Paul Brown, A Cabin in the Mountains
by Michael Peverett
Paul Brown. The name is insistently, but faintly, familiar. The jacket explains why. Brown was a part of the scene back in the 70s and 80s, generally active in the backwash of the British Poetry Revival, London chapter. He ran important presses (Transgravity, Actual Size), he translated Benjamin Péret, he taught at Goldsmiths', and then, in the early 90s, he disappeared. He didn't really disappear; he just went to run an art bookshop in Brighton. But his name had stopped being mentioned by the time the Internet got into gear, so a Google search doesn't bring up very much material. He had published two poetry collections: Meetings and Pursuits (1978) - a book recently uncovered and praised by Colin Herd - and Masker (1982). He had also published, in earlier versions and fugitive locations, all six of the sequences that make up A Cabin in the Mountains. This is a new release but all the poetry was, allegedly, written about a quarter of a century ago. (If I was Paul Brown, I can't think but I'd have seized the opportunity to do a little gardening.) Back then, probably, these sequences didn't reach or detain many readers before they made their disheartening way to the stacks at Stanford Uni. Collected together, they make a body of work that is not so easy to ignore.
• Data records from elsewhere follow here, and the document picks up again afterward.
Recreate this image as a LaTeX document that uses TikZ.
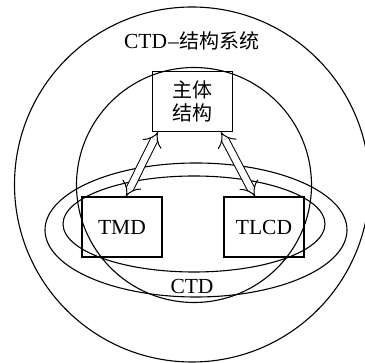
\documentclass[tikz,border=0pt]{standalone}
\usepackage{fontspec}
\setmainfont{Liberation Serif}
\newfontfamily\cjk{Noto Sans CJK SC}
\usetikzlibrary{arrows.meta,calc}
\begin{document}
\begin{tikzpicture}[x=1pt,y=-1pt,
  every node/.style={inner sep=0pt, font=\fontsize{21.5}{23}\selectfont},
  cjktext/.style={font=\fontsize{20}{23}\selectfont\cjk},
  shape line/.style={line width=1.1pt},
  boxnode/.style={draw, line width=1.1pt, minimum width=80pt, minimum height=60pt, align=center},
  duallink/.style={line width=1pt, double, double distance=6.5pt, {Implies[]}-{Implies[]}}
]
\useasboundingbox (0,0) rectangle (365,363);
% circles and ellipses
\draw[shape line] (192,184.5) circle [radius=177.5];
\draw[shape line] (194,185) circle [radius=117.5];
\draw[shape line] (196,230) ellipse [x radius=151, y radius=67];
\draw[shape line] (194,224) ellipse [x radius=131, y radius=48];
% labels
\node (title) at (192,41) {CTD\kern1pt–\kern1pt{\fontsize{20}{23}\selectfont\cjk 结构系统}};
\node (ctd) at (192,286) {CTD};
% boxes
\node[boxnode, cjktext] (main) at (192.5,101.5) {主体\\结构};
\node[boxnode] (tmd) at (122,227) {TMD};
\node[boxnode] (tlcd) at (264,227) {TLCD};
% connector end points
\coordinate (a1) at ($(main.south west)+(6,0)$);
\coordinate (b1) at ($(tmd.north)+(4,0)$);
\coordinate (a2) at ($(main.south east)+(-12,0)$);
\coordinate (b2) at ($(tlcd.north)+(-9,0)$);
\draw[duallink] (b1) -- (a1);
\draw[duallink] (b2) -- (a2);
\end{tikzpicture}
\end{document}
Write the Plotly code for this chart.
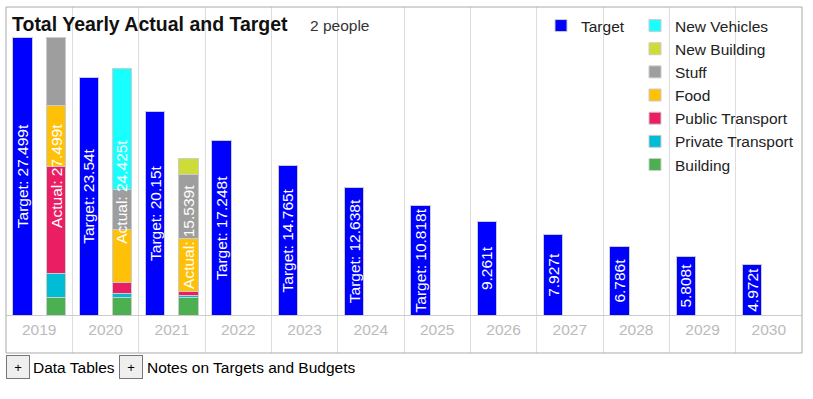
import plotly.graph_objects as go

# ---------------- data ----------------
years = ["2019", "2020", "2021", "2022", "2023", "2024",
         "2025", "2026", "2027", "2028", "2029", "2030"]
target = [27.499, 23.54, 20.15, 17.248, 14.765, 12.638,
          10.818, 9.261, 7.927, 6.786, 5.808, 4.972]
# which target bars carry the "Target: " prefix in their label
target_prefixed = [True, True, True, True, True, True, True,
                   False, False, False, False, False]

actual_years = ["2019", "2020", "2021"]
actual_total = [27.499, 24.425, 15.539]
building = [1.71, 1.71, 1.71]
private_transport = [2.41, 0.43, 0.20]
public_transport = [10.54, 1.05, 0.46]
food = [6.10, 5.28, 5.21]
stuff = [6.739, 3.96, 6.379]
new_building = [0.0, 0.0, 1.58]
new_vehicles = [0.0, 11.995, 0.0]

categories = ["Building", "Private Transport", "Public Transport", "Food",
              "Stuff", "New Building", "New Vehicles"]
category_values = [building, private_transport, public_transport, food,
                   stuff, new_building, new_vehicles]
category_colors = ["#4caf50", "#00bcd4", "#e91e63", "#ffc107",
                   "#9e9e9e", "#cddc39", "#18ffff"]

# ---------------- geometry helpers (layout only) ----------------
W, H = 813, 399
L, R, T, B = 6, 802, 7, 353          # plot area in pixels
BASE_PX = 315                        # pixel row of the zero line
PX_PER_T = 10.1


def px_x(px):
    return (px - L) / (R - L)


def px_y(py):
    return (B - py) / (B - T)


y_lo = -(B - BASE_PX) / PX_PER_T
y_hi = (BASE_PX - T) / PX_PER_T

TARGET_OFF = -0.25
ACTUAL_OFF = 0.25
BAR_W = 0.29
FONT = "Liberation Sans, Arial, sans-serif"

year_idx = {y: i for i, y in enumerate(years)}

fig = go.Figure()

# target bars
target_text = [("Target: " if p else "") + f"{v:g}t" for v, p in zip(target, target_prefixed)]
fig.add_trace(go.Bar(
    name="Target",
    x=[year_idx[y] + TARGET_OFF for y in years],
    y=target,
    width=BAR_W,
    marker=dict(color="#0000ff", line=dict(color="#cccccc", width=1)),
    text=target_text,
    textposition="inside",
    insidetextanchor="middle",
    textangle=-90,
    textfont=dict(color="white", size=15.5, family=FONT),
    legend="legend",
    hoverinfo="skip",
))

# actual stacked bars
for name, vals, col in zip(categories, category_values, category_colors):
    fig.add_trace(go.Bar(
        name=name,
        x=[year_idx[y] + ACTUAL_OFF for y in actual_years],
        y=vals,
        width=BAR_W,
        marker=dict(color=col, line=dict(color="#cccccc", width=1)),
        legend="legend2",
        hoverinfo="skip",
    ))

annotations = []
for y, tot in zip(actual_years, actual_total):
    annotations.append(dict(
        x=year_idx[y] + ACTUAL_OFF, y=tot / 2, xref="x", yref="y",
        text=f"Actual: {tot:g}t", textangle=-90, showarrow=False,
        font=dict(color="white", size=15.5, family=FONT),
    ))

# subtitle
annotations.append(dict(
    x=px_x(308), y=px_y(25), xref="paper", yref="paper",
    xanchor="left", yanchor="middle", text="2 people", showarrow=False,
    font=dict(size=15.5, color="#333333", family=FONT),
))

# buttons below chart
for bx, label, lx in [(18, "Data Tables", 31), (131, "Notes on Targets and Budgets", 145)]:
    annotations.append(dict(
        x=px_x(bx), y=px_y(367), xref="paper", yref="paper",
        xanchor="center", yanchor="middle", text="+", showarrow=False,
        width=22, height=22, borderpad=0, borderwidth=1,
        bgcolor="#efefef", bordercolor="#767676",
        font=dict(size=13, color="#000000", family=FONT),
    ))
    annotations.append(dict(
        x=px_x(lx), y=px_y(367), xref="paper", yref="paper",
        xanchor="left", yanchor="middle", text=label, showarrow=False,
        font=dict(size=15.5, color="#000000", family=FONT),
    ))

fig.update_layout(
    width=W, height=H,
    margin=dict(l=L, r=W - R, t=T, b=H - B, pad=0),
    paper_bgcolor="white", plot_bgcolor="white",
    barmode="stack",
    font=dict(family=FONT, size=15.5, color="#222222"),
    uniformtext=dict(minsize=15.5, mode="show"),
    title=dict(
        text="<b>Total Yearly Actual and Target</b>",
        x=12 / W, xref="container", xanchor="left",
        y=1 - 24 / H, yref="container", yanchor="middle",
        font=dict(size=19.5, color="#111111", family=FONT),
    ),
    showlegend=True,
    legend=dict(
        x=px_x(541), y=px_y(9), xanchor="left", yanchor="top",
        bgcolor="rgba(0,0,0,0)", font=dict(size=15.5, color="#222222", family=FONT),
    ),
    legend2=dict(
        x=px_x(635), y=px_y(9), xanchor="left", yanchor="top",
        traceorder="reversed",
        bgcolor="rgba(0,0,0,0)", font=dict(size=15.5, color="#222222", family=FONT),
    ),
    xaxis=dict(
        range=[-0.5, len(years) - 0.5],
        tickmode="array", tickvals=list(range(len(years))), ticktext=years,
        showgrid=False,
        minor=dict(tickmode="array", tickvals=[i + 0.5 for i in range(len(years) - 1)],
                   showgrid=True, gridcolor="#dddddd", gridwidth=1, ticks=""),
        anchor="free", position=px_y(BASE_PX),
        showline=True, linecolor="#cccccc", linewidth=1,
        ticks="", zeroline=False,
        tickfont=dict(color="#bbbbbb", size=15.5, family=FONT),
        fixedrange=True,
    ),
    yaxis=dict(range=[y_lo, y_hi], visible=False, fixedrange=True),
    shapes=[dict(type="rect", xref="paper", yref="paper", x0=0, x1=1, y0=0, y1=1,
                 line=dict(color="#aaaaaa", width=1), layer="above")],
    annotations=annotations,
)

fig.write_html("out.html", config={"displayModeBar": False},
               post_script="document.body.style.margin='0';")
What a great and helpful thing it would be if a reviewer could be found who had read Brown's earlier collections (preferably around the time they came out) and could join some dots for the rest of us! That review, however, is not the one you are reading.
Twenty years after Brown's disappearance, A Cabin in the Mountains bobs up like a coelacanth (if that's what coelacanths do): shiny, vigorous, a sample of a great era of past poetry but still with all its oily freshness.
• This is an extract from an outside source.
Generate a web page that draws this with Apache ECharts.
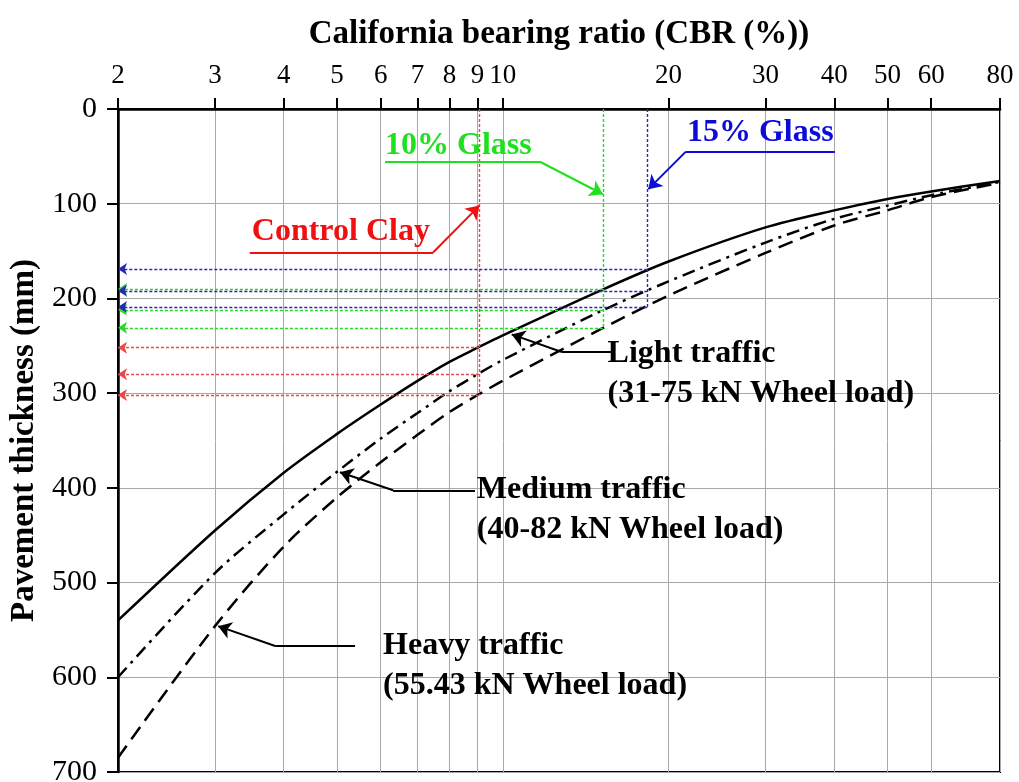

And yet, somehow disconnected. A book that does not know about the East Asian boom, the bank meltdowns, the Arab Spring, 9/11, the internet, phone texting, Sudoku, inter-dental brushes, the national lottery, chilli chocolate, Blair Brown or Cameron, Tarantino, Dr Dre, Rihanna, Britpop or Starbucks. There's a wonderful passage in the first section of "Razor's Edge" that contemplates a dead man via the empty pages of his pocket diary: the little symbols of the moon's phases, the pages at the end for phone numbers, incomings and outgoings, In Case of Accident, Please Inform... Do you remember those pocket diaries? And when Brown writes of "the unemployed", he means Thatcher's unemployed, not Cameron's.
When I first wrote this paragraph, a long time ago, I hastened to say that Brown's poetry is not about quotidian detail and that these period references are very few and far between. Now I know the poems better, I begin to see that there's quite a lot of them - "the budget", "vending machine coffee / tea and oxtail", "the clatter of the keys",... It is still a small feature of the book as a whole, but this poetry is dense with feature. Its density doesn't give an impression of richness, though. I'll say a bit more about that later.
*
breadcrumbs cling to
her beauty
This line (dug out of the first bit of "Nude Descending") seems like a place to start. The image is of something more complex than perfection, impurity of a kind, and this seems to be an important part of Brown's aesthetic. He is not just talking about the woman in this poem, but about any ripple of human energy, including art:
Brown is comfortable with spinning his web in a space strongly inflected by metadata. Specifically, I'm talking about his references to other works of literature or art. A simple but instructive example is the short poem "Read In Almanac", which is subtitled "Octavalentines for Charles Olson and Philip Sidney". To pay a poetic tribute to a poet is commonplace. To pay it to two not-obviously-similar poets within the same poem is a bit more surprising, though not much. But when a bit of Googling reveals that both the main title and the words in the opening lines are taken, not from either of these poets, but from Henry King's "Exequy".... well, that's when a strange out-of-control feeling of too-much-allusion settles on us. And a feeling, paradoxically, of liberation. When we understand that we cannot process the too-much-allusion, then the poem stops being (in a confining way) literary. It moves in a complicated space, but it moves independently. I don't intend to quote from it (it is not that kind of poem), but at its centre is an acrostic that spells out the word "abstract".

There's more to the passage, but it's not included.